My first reaction when I read this passage was that Wang Xifeng was basically telling Jia Baoyu to suck it up. In other words, her response is to tell him to suppress his emotions and act like nothing is happening.
Wang Xifeng naturally knows that Qin Keqing is really in a bad state. However, she’s convinced herself that the best way to handle the problem is to pretend that the problem isn’t there. And so she ignores the obvious and offers only a few empty platitudes, hoping that this will at least calm everybody’s emotions down.
But doesn’t this sound unusually modern to you?
Jia Baoyu simply cannot control his emotions because of the kind of person he is. And yet the society around him tells him that he has to control his emotions, that he has to bottle them up and pretend that nothing is happening.
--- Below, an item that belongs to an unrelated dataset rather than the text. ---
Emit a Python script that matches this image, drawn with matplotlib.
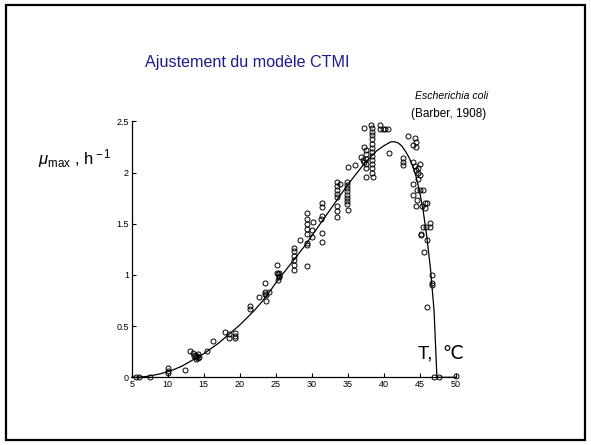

It’s the emboidment of machismo, the concept that the only way to be manly is to never show emotion or weakness no matter what happens. And the concept that men have feelings that need to be expressed is really something that we only see in modern times.
Except, of course, in Dream of the Red Chamber.
There’s a lot we can learn from this novel of the mid-18th century. Stick with me on this journey, because we’ve still got a lot to uncover.





Great point about emotional suppression vs machismo being tackled centuries ago. The Jia Baoyu/Wang Xifeng contrast really nails how emotional authenticity gets pathologized as weakness while performative stoicism gets normalized as strength. That tension between qing and social propriety feels timeless, but seeing it articulated so clearly in 18th-century lit is kinda wild. Makes alot of "modern" psychological insights look less novel than we think.